Exercise prompt: Take every line where the string "document" appears and copy it.

# Start of Task material

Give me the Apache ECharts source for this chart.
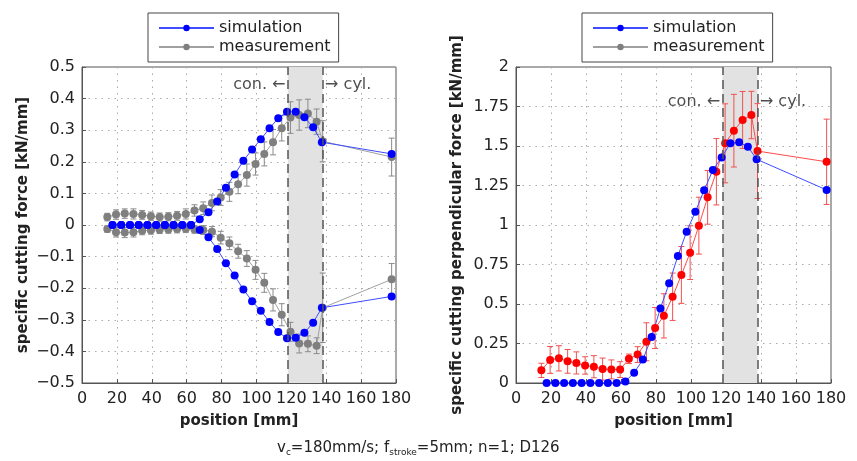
<!DOCTYPE html>
<html>
<head>
<meta charset="utf-8" />
<script src="https://cdn.jsdelivr.net/npm/echarts@6/dist/echarts.min.js"></script>
<style>
  body { margin: 0; background: #fff; }
  #main { width: 857px; height: 461px; }
</style>
</head>
<body>
<div id="main"></div>
<script type="text/javascript">
// positions [mm]
var simX = [17.5, 22.5, 27.5, 32.5, 37.5, 42.5, 47.5, 52.5, 57.5, 62.5, 67.5, 72.5, 77.5, 82.5, 87.5,
            92.5, 97.5, 102.5, 107.5, 112.5, 117.5, 122.5, 127.5, 132.5, 137.5, 177.5];
var measX = [14.5, 19.5, 24.5, 29.5, 34.5, 39.5, 44.5, 49.5, 54.5, 59.5, 64.5, 69.5, 74.5, 79.5, 84.5,
             89.5, 94.5, 99.5, 104.5, 109.5, 114.5, 119.5, 124.5, 129.5, 134.5, 138, 177.5];

// left: specific cutting force [kN/mm]
var simUp = [0, 0, 0, 0, 0, 0, 0, 0, 0, 0, 0.018, 0.04, 0.074, 0.118, 0.16, 0.203, 0.239, 0.271,
             0.306, 0.338, 0.358, 0.358, 0.341, 0.309, 0.262, 0.225];
var simLow = [0, 0, 0, 0, 0, 0, 0, 0, 0, 0, -0.016, -0.039, -0.076, -0.121, -0.16, -0.204, -0.241, -0.271,
              -0.307, -0.339, -0.358, -0.357, -0.341, -0.309, -0.262, -0.226];
var measUp = [0.025, 0.033, 0.036, 0.035, 0.032, 0.028, 0.025, 0.026, 0.029, 0.035, 0.046, 0.053, 0.07,
              0.087, 0.105, 0.129, 0.158, 0.193, 0.225, 0.262, 0.306, 0.34, 0.348, 0.353, 0.327, 0.265, 0.215];
var measUpErr = [0.012, 0.015, 0.015, 0.016, 0.014, 0.013, 0.013, 0.013, 0.014, 0.016, 0.018, 0.02, 0.025,
                 0.025, 0.03, 0.03, 0.035, 0.035, 0.038, 0.04, 0.04, 0.05, 0.048, 0.045, 0.04, 0.065, 0.06];
var measLow = [-0.013, -0.023, -0.024, -0.023, -0.018, -0.017, -0.015, -0.014, -0.013, -0.012, -0.014, -0.016,
               -0.021, -0.04, -0.058, -0.083, -0.106, -0.142, -0.183, -0.237, -0.284, -0.338, -0.375, -0.376,
               -0.382, -0.262, -0.172];
var measLowErr = [0.01, 0.015, 0.016, 0.015, 0.013, 0.012, 0.012, 0.012, 0.012, 0.012, 0.012, 0.014, 0.016,
                  0.02, 0.02, 0.022, 0.025, 0.03, 0.03, 0.035, 0.035, 0.03, 0.03, 0.025, 0.025, 0.11, 0.05];

// right: specific cutting perpendicular force [kN/mm]
var simPerp = [0, 0, 0, 0, 0, 0, 0, 0, 0, 0.01, 0.065, 0.148, 0.291, 0.472, 0.631, 0.804, 0.958, 1.084,
               1.22, 1.348, 1.428, 1.517, 1.523, 1.496, 1.416, 1.222];
var measPerp = [0.08, 0.146, 0.156, 0.137, 0.127, 0.111, 0.103, 0.088, 0.086, 0.085, 0.153, 0.18, 0.261,
                0.348, 0.425, 0.546, 0.684, 0.825, 0.996, 1.175, 1.337, 1.517, 1.597, 1.665, 1.696, 1.468, 1.4];
var measPerpErr = [0.045, 0.085, 0.08, 0.075, 0.07, 0.055, 0.07, 0.07, 0.06, 0.05, 0.03, 0.05, 0.12, 0.13,
                   0.14, 0.15, 0.18, 0.17, 0.18, 0.17, 0.21, 0.25, 0.23, 0.18, 0.15, 0.3, 0.27];

var xTicks = { min: 0, max: 180, interval: 20 };
var zoneStart = 118, zoneEnd = 138;

var FONT = 'DejaVu Sans, Arial, sans-serif';

function pairs(xs, ys) {
  return xs.map(function (x, i) { return [x, ys[i]]; });
}
function errRows(xs, ys, es) {
  return xs.map(function (x, i) { return [x, ys[i] - es[i], ys[i] + es[i]]; });
}
function errRender(params, api) {
  var lo = api.coord([api.value(0), api.value(1)]);
  var hi = api.coord([api.value(0), api.value(2)]);
  var c = api.visual('color');
  var w = 3;
  var st = { stroke: c, lineWidth: 1 };
  return {
    type: 'group',
    children: [
      { type: 'line', shape: { x1: lo[0], y1: lo[1], x2: hi[0], y2: hi[1] }, style: st },
      { type: 'line', shape: { x1: lo[0] - w, y1: lo[1], x2: lo[0] + w, y2: lo[1] }, style: st },
      { type: 'line', shape: { x1: hi[0] - w, y1: hi[1], x2: hi[0] + w, y2: hi[1] }, style: st }
    ]
  };
}
function fmt(v) {
  var r = Math.round(v * 100) / 100;
  return String(r).replace('-', '\u2212');
}

function lineSeries(name, idx, data, markerColor, lineColor) {
  return {
    name: name, type: 'line', xAxisIndex: idx, yAxisIndex: idx, data: data,
    symbol: 'circle', symbolSize: 8, z: 4,
    itemStyle: { color: markerColor },
    lineStyle: { color: lineColor, width: 1 }
  };
}
function errSeries(idx, rows, color) {
  return {
    type: 'custom', xAxisIndex: idx, yAxisIndex: idx, data: rows, renderItem: errRender,
    itemStyle: { color: color }, z: 3, silent: true
  };
}
function bandSeries(idx) {
  return {
    type: 'line', xAxisIndex: idx, yAxisIndex: idx, data: [], z: 1, silent: true,
    markArea: { silent: true, itemStyle: { color: '#e2e2e2' }, data: [[{ xAxis: zoneStart }, { xAxis: zoneEnd }]] },
    markLine: {
      silent: true, symbol: 'none', label: { show: false },
      lineStyle: { color: '#555', type: [9, 5], width: 1.5 },
      data: [{ xAxis: zoneStart }, { xAxis: zoneEnd }]
    }
  };
}
function noteSeries(idx, y) {
  return {
    type: 'scatter', xAxisIndex: idx, yAxisIndex: idx, symbolSize: 1, silent: true, z: 5,
    itemStyle: { color: 'rgba(0,0,0,0)' },
    label: { show: true, fontSize: 16, color: '#222', fontFamily: FONT, distance: 1 },
    data: [
      { value: [zoneStart - 0.5, y], label: { position: 'left', formatter: 'con. \u2190' } },
      { value: [zoneEnd + 0.5, y], label: { position: 'right', formatter: '\u2192 cyl.' } }
    ]
  };
}

function xAxisFor(idx) {
  return {
    type: 'value', gridIndex: idx, min: xTicks.min, max: xTicks.max, interval: xTicks.interval,
    name: 'position [mm]', nameLocation: 'middle', nameGap: 31,
    nameTextStyle: { fontSize: 15, fontWeight: 'bold', color: '#222', fontFamily: FONT },
    axisLine: { onZero: false, lineStyle: { color: '#555' } },
    axisTick: { inside: true, length: 4, lineStyle: { color: '#555' } },
    axisLabel: { fontSize: 16, color: '#222', margin: 8, fontFamily: FONT },
    splitLine: { show: true, lineStyle: { color: '#aaa', type: [1.5, 5] } }
  };
}
function yAxisFor(idx, name, min, max, interval) {
  return {
    type: 'value', gridIndex: idx, min: min, max: max, interval: interval,
    name: name, nameLocation: 'middle', nameGap: 51,
    nameTextStyle: { fontSize: 15, fontWeight: 'bold', color: '#222', fontFamily: FONT },
    axisLine: { show: true, onZero: false, lineStyle: { color: '#555' } },
    axisTick: { show: true, inside: true, length: 4, lineStyle: { color: '#555' } },
    axisLabel: { fontSize: 16, color: '#222', margin: 7, fontFamily: FONT, formatter: fmt },
    splitLine: { show: true, lineStyle: { color: '#aaa', type: [1.5, 5] } }
  };
}
function legendAt(left, items) {
  return {
    data: items, orient: 'vertical', left: left, top: 13,
    itemWidth: 55, itemHeight: 8, itemGap: 3, padding: [7, 8, 7, 10],
    borderColor: '#444', borderWidth: 1, backgroundColor: '#fff',
    textStyle: { fontSize: 16, color: '#222', fontFamily: FONT, lineHeight: 16 },
    selectedMode: false
  };
}

var myChart = echarts.init(document.getElementById('main'));

var option = {
  animation: false,
  textStyle: { fontFamily: FONT },
  title: {
    text: 'v{sub|c}=180mm/s; f{sub|stroke}=5mm; n=1; D126',
    left: 272, top: 434,
    textStyle: {
      fontSize: 15, fontWeight: 'normal', color: '#222', fontFamily: FONT,
      rich: { sub: { fontSize: 9, color: '#222', fontFamily: FONT, padding: [9, 0, 0, 0] } }
    }
  },
  legend: [
    legendAt(148, ['simulation', 'measurement']),
    legendAt(582, ['simulation', { name: 'measurement', itemStyle: { color: '#7f7f7f' }, lineStyle: { color: '#a0a0a0' } }])
  ],
  grid: [
    { left: 82, top: 67, width: 314, height: 316, show: true, borderColor: '#555', borderWidth: 1 },
    { left: 516, top: 67, width: 315, height: 316, show: true, borderColor: '#555', borderWidth: 1 }
  ],
  xAxis: [xAxisFor(0), xAxisFor(1)],
  yAxis: [
    yAxisFor(0, 'specific cutting force [kN/mm]', -0.5, 0.5, 0.1),
    yAxisFor(1, 'specific cutting perpendicular force [kN/mm]', 0, 2, 0.25)
  ],
  series: [
    bandSeries(0),
    bandSeries(1),
    errSeries(0, errRows(measX, measUp, measUpErr), '#8a8a8a'),
    errSeries(0, errRows(measX, measLow, measLowErr), '#8a8a8a'),
    errSeries(1, errRows(measX, measPerp, measPerpErr), '#f25050'),
    lineSeries('measurement', 0, pairs(measX, measUp), '#7f7f7f', '#a0a0a0'),
    lineSeries('measurement', 0, pairs(measX, measLow), '#7f7f7f', '#a0a0a0'),
    lineSeries('simulation', 0, pairs(simX, simUp), '#0000ff', '#3f4cff'),
    lineSeries('simulation', 0, pairs(simX, simLow), '#0000ff', '#3f4cff'),
    lineSeries('measurement', 1, pairs(measX, measPerp), '#ff0000', '#ff4a4a'),
    lineSeries('simulation', 1, pairs(simX, simPerp), '#0000ff', '#3f4cff'),
    noteSeries(0, 0.443),
    noteSeries(1, 1.78)
  ]
};

myChart.setOption(option);
</script>
</body>
</html>
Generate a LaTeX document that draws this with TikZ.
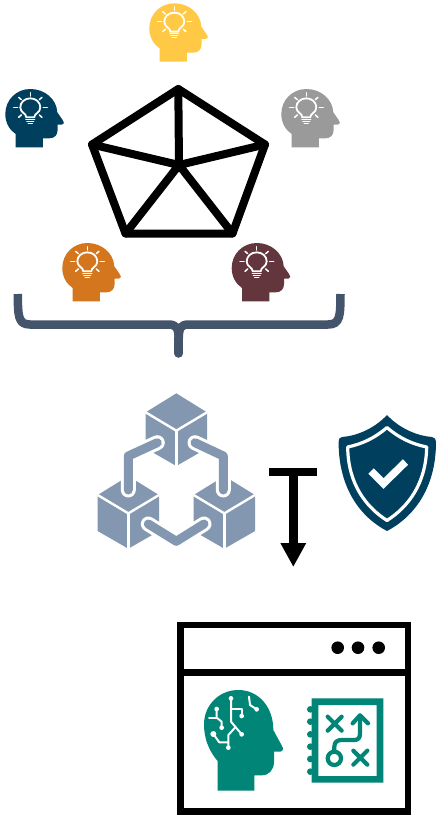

# End of Task material

Solved problem:
var myChart = echarts.init(document.getElementById('main'));
Generate a LaTeX document that draws this with TikZ.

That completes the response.